STATED GOAL
Can you write out all the lines word for word, with no pictures?
'''
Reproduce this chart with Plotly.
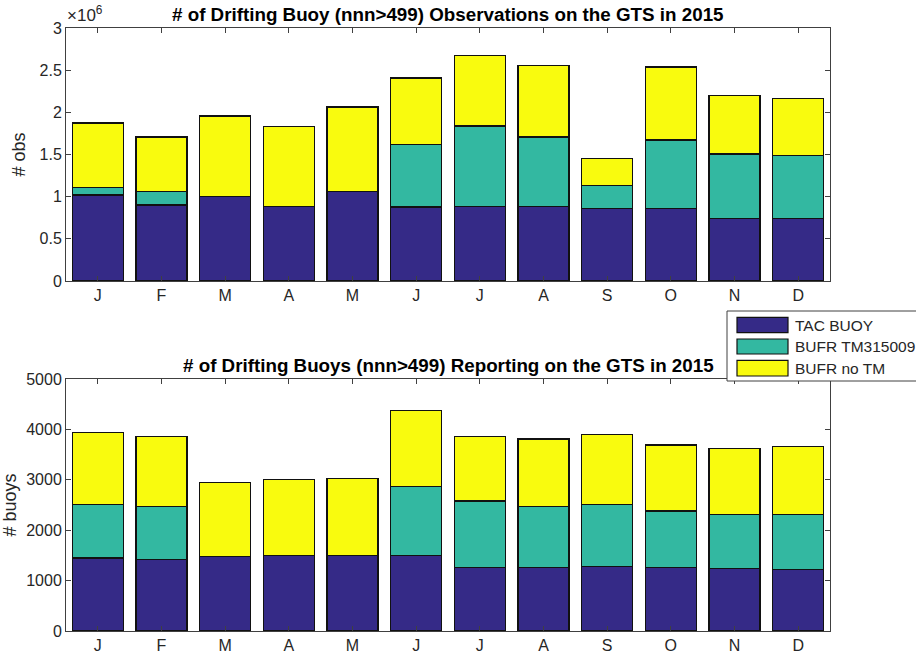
import plotly.graph_objects as go

months = ["J", "F", "M", "A", "M", "J", "J", "A", "S", "O", "N", "D"]
series_names = ["TAC BUOY", "BUFR TM315009", "BUFR no TM"]

# Observations (number of obs)
obs_tac = [1.020e6, 0.901e6, 1.000e6, 0.885e6, 1.063e6, 0.877e6, 0.885e6, 0.881e6, 0.862e6, 0.858e6, 0.743e6, 0.739e6]
obs_tm = [0.091e6, 0.162e6, 0.005e6, 0.0, 0.0, 0.744e6, 0.953e6, 0.827e6, 0.272e6, 0.814e6, 0.763e6, 0.747e6]
obs_notm = [0.762e6, 0.645e6, 0.952e6, 0.949e6, 1.000e6, 0.786e6, 0.838e6, 0.845e6, 0.321e6, 0.866e6, 0.696e6, 0.676e6]

# Buoys (number of buoys)
buoy_tac = [1450, 1424, 1477, 1503, 1503, 1503, 1261, 1267, 1287, 1261, 1248, 1228]
buoy_tm = [1053, 1053, 0, 0, 0, 1365, 1320, 1208, 1221, 1122, 1069, 1076]
buoy_notm = [1437, 1384, 1463, 1510, 1517, 1509, 1274, 1334, 1393, 1307, 1307, 1359]

obs_ticks = [0, 0.5e6, 1e6, 1.5e6, 2e6, 2.5e6, 3e6]
obs_ticktext = ["0", "0.5", "1", "1.5", "2", "2.5", "3"]
buoy_ticks = [0, 1000, 2000, 3000, 4000, 5000]

colors = ["#352a87", "#33b8a1", "#f9fb0e"]
W, H = 916, 662
TXT = "#262626"
AX = "#404040"
FONT = "Liberation Sans, Arial, Helvetica, sans-serif"

xs = list(range(1, 13))
fig = go.Figure()
for vals, name, c in zip([obs_tac, obs_tm, obs_notm], series_names, colors):
    fig.add_trace(go.Bar(x=xs, y=vals, name=name, marker=dict(color=c, line=dict(color="#111111", width=1.2)),
                         xaxis="x", yaxis="y", showlegend=False))
for vals, name, c in zip([buoy_tac, buoy_tm, buoy_notm], series_names, colors):
    fig.add_trace(go.Bar(x=xs, y=vals, name=name, marker=dict(color=c, line=dict(color="#111111", width=1.2)),
                         xaxis="x2", yaxis="y2", showlegend=False))

def px(x):
    return x / W

def py(y):
    return 1 - y / H

x_dom = [px(66), px(830)]
common_x = dict(range=[0.5, 12.5], tickvals=xs, ticktext=months, showline=True, mirror="ticks",
                linecolor=AX, linewidth=1, ticks="inside", ticklen=5, tickcolor=AX, automargin=False,
                tickfont=dict(size=16, color=TXT, family=FONT), showgrid=False, zeroline=False)
common_y = dict(showline=True, mirror="ticks", linecolor=AX, linewidth=1, ticks="inside", ticklen=5,
                tickcolor=AX, automargin=False,
                tickfont=dict(size=16, color=TXT, family=FONT), showgrid=False, zeroline=False)

fig.update_layout(
    width=W, height=H, margin=dict(l=0, r=0, t=0, b=0, autoexpand=False),
    paper_bgcolor="white", plot_bgcolor="white",
    barmode="stack", bargap=0.2,
    font=dict(family=FONT, color=TXT),
    xaxis=dict(domain=x_dom, anchor="y", **common_x),
    yaxis=dict(domain=[py(281), py(28)], anchor="x", range=[0, 3e6], tickvals=obs_ticks, ticktext=obs_ticktext,
               title=dict(text="# obs", font=dict(size=18, color=TXT), standoff=9), **common_y),
    xaxis2=dict(domain=x_dom, anchor="y2", **common_x),
    yaxis2=dict(domain=[py(631), py(379)], anchor="x2", range=[0, 5000], tickvals=buoy_ticks,
                title=dict(text="# buoys", font=dict(size=18, color=TXT), standoff=7), **common_y),
    showlegend=False,
)

annotations = [
    dict(text="<b># of Drifting Buoy (nnn>499) Observations on the GTS in 2015</b>", x=px(448), y=py(14),
         xref="paper", yref="paper", showarrow=False, xanchor="center", yanchor="middle",
         font=dict(size=18.8, color="black")),
    dict(text="<b># of Drifting Buoys (nnn>499) Reporting on the GTS in 2015</b>", x=px(448), y=py(365),
         xref="paper", yref="paper", showarrow=False, xanchor="center", yanchor="middle",
         font=dict(size=18.8, color="black")),
    dict(text="×10<sup>6</sup>", x=px(65), y=py(27), xref="paper", yref="paper", showarrow=False,
         xanchor="left", yanchor="bottom", font=dict(size=17, color=TXT)),
]

shapes = [
    dict(type="rect", xref="paper", yref="paper", x0=px(727), x1=px(930), y0=py(381), y1=py(311),
         line=dict(color=AX, width=1), fillcolor="white", layer="above"),
]
rows = [(317.3, 332.7), (339, 354), (360.3, 376)]
for (t, b), name, c in zip(rows, series_names, colors):
    shapes.append(dict(type="rect", xref="paper", yref="paper", x0=px(737), x1=px(788), y0=py(b), y1=py(t),
                       line=dict(color="#111111", width=1.2), fillcolor=c, layer="above"))
    annotations.append(dict(text=name, x=px(793), y=py((t + b) / 2), xref="paper", yref="paper", showarrow=False,
                            xanchor="left", yanchor="middle", font=dict(size=15.5, color=TXT)))

fig.update_layout(annotations=annotations, shapes=shapes)
fig.write_html("out.html")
'''
TASK SOLUTION
Reproduce this chart with Plotly.
import plotly.graph_objects as go

months = ["J", "F", "M", "A", "M", "J", "J", "A", "S", "O", "N", "D"]
series_names = ["TAC BUOY", "BUFR TM315009", "BUFR no TM"]

# Observations (number of obs)
obs_tac = [1.020e6, 0.901e6, 1.000e6, 0.885e6, 1.063e6, 0.877e6, 0.885e6, 0.881e6, 0.862e6, 0.858e6, 0.743e6, 0.739e6]
obs_tm = [0.091e6, 0.162e6, 0.005e6, 0.0, 0.0, 0.744e6, 0.953e6, 0.827e6, 0.272e6, 0.814e6, 0.763e6, 0.747e6]
obs_notm = [0.762e6, 0.645e6, 0.952e6, 0.949e6, 1.000e6, 0.786e6, 0.838e6, 0.845e6, 0.321e6, 0.866e6, 0.696e6, 0.676e6]

# Buoys (number of buoys)
buoy_tac = [1450, 1424, 1477, 1503, 1503, 1503, 1261, 1267, 1287, 1261, 1248, 1228]
buoy_tm = [1053, 1053, 0, 0, 0, 1365, 1320, 1208, 1221, 1122, 1069, 1076]
buoy_notm = [1437, 1384, 1463, 1510, 1517, 1509, 1274, 1334, 1393, 1307, 1307, 1359]

obs_ticks = [0, 0.5e6, 1e6, 1.5e6, 2e6, 2.5e6, 3e6]
obs_ticktext = ["0", "0.5", "1", "1.5", "2", "2.5", "3"]
buoy_ticks = [0, 1000, 2000, 3000, 4000, 5000]

colors = ["#352a87", "#33b8a1", "#f9fb0e"]
W, H = 916, 662
TXT = "#262626"
AX = "#404040"
FONT = "Liberation Sans, Arial, Helvetica, sans-serif"

xs = list(range(1, 13))
fig = go.Figure()
for vals, name, c in zip([obs_tac, obs_tm, obs_notm], series_names, colors):
    fig.add_trace(go.Bar(x=xs, y=vals, name=name, marker=dict(color=c, line=dict(color="#111111", width=1.2)),
                         xaxis="x", yaxis="y", showlegend=False))
for vals, name, c in zip([buoy_tac, buoy_tm, buoy_notm], series_names, colors):
    fig.add_trace(go.Bar(x=xs, y=vals, name=name, marker=dict(color=c, line=dict(color="#111111", width=1.2)),
                         xaxis="x2", yaxis="y2", showlegend=False))

def px(x):
    return x / W

def py(y):
    return 1 - y / H

x_dom = [px(66), px(830)]
common_x = dict(range=[0.5, 12.5], tickvals=xs, ticktext=months, showline=True, mirror="ticks",
                linecolor=AX, linewidth=1, ticks="inside", ticklen=5, tickcolor=AX, automargin=False,
                tickfont=dict(size=16, color=TXT, family=FONT), showgrid=False, zeroline=False)
common_y = dict(showline=True, mirror="ticks", linecolor=AX, linewidth=1, ticks="inside", ticklen=5,
                tickcolor=AX, automargin=False,
                tickfont=dict(size=16, color=TXT, family=FONT), showgrid=False, zeroline=False)

fig.update_layout(
    width=W, height=H, margin=dict(l=0, r=0, t=0, b=0, autoexpand=False),
    paper_bgcolor="white", plot_bgcolor="white",
    barmode="stack", bargap=0.2,
    font=dict(family=FONT, color=TXT),
    xaxis=dict(domain=x_dom, anchor="y", **common_x),
    yaxis=dict(domain=[py(281), py(28)], anchor="x", range=[0, 3e6], tickvals=obs_ticks, ticktext=obs_ticktext,
               title=dict(text="# obs", font=dict(size=18, color=TXT), standoff=9), **common_y),
    xaxis2=dict(domain=x_dom, anchor="y2", **common_x),
    yaxis2=dict(domain=[py(631), py(379)], anchor="x2", range=[0, 5000], tickvals=buoy_ticks,
                title=dict(text="# buoys", font=dict(size=18, color=TXT), standoff=7), **common_y),
    showlegend=False,
)

annotations = [
    dict(text="<b># of Drifting Buoy (nnn>499) Observations on the GTS in 2015</b>", x=px(448), y=py(14),
         xref="paper", yref="paper", showarrow=False, xanchor="center", yanchor="middle",
         font=dict(size=18.8, color="black")),
    dict(text="<b># of Drifting Buoys (nnn>499) Reporting on the GTS in 2015</b>", x=px(448), y=py(365),
         xref="paper", yref="paper", showarrow=False, xanchor="center", yanchor="middle",
         font=dict(size=18.8, color="black")),
    dict(text="×10<sup>6</sup>", x=px(65), y=py(27), xref="paper", yref="paper", showarrow=False,
         xanchor="left", yanchor="bottom", font=dict(size=17, color=TXT)),
]

shapes = [
    dict(type="rect", xref="paper", yref="paper", x0=px(727), x1=px(930), y0=py(381), y1=py(311),
         line=dict(color=AX, width=1), fillcolor="white", layer="above"),
]
rows = [(317.3, 332.7), (339, 354), (360.3, 376)]
for (t, b), name, c in zip(rows, series_names, colors):
    shapes.append(dict(type="rect", xref="paper", yref="paper", x0=px(737), x1=px(788), y0=py(b), y1=py(t),
                       line=dict(color="#111111", width=1.2), fillcolor=c, layer="above"))
    annotations.append(dict(text=name, x=px(793), y=py((t + b) / 2), xref="paper", yref="paper", showarrow=False,
                            xanchor="left", yanchor="middle", font=dict(size=15.5, color=TXT)))

fig.update_layout(annotations=annotations, shapes=shapes)
fig.write_html("out.html")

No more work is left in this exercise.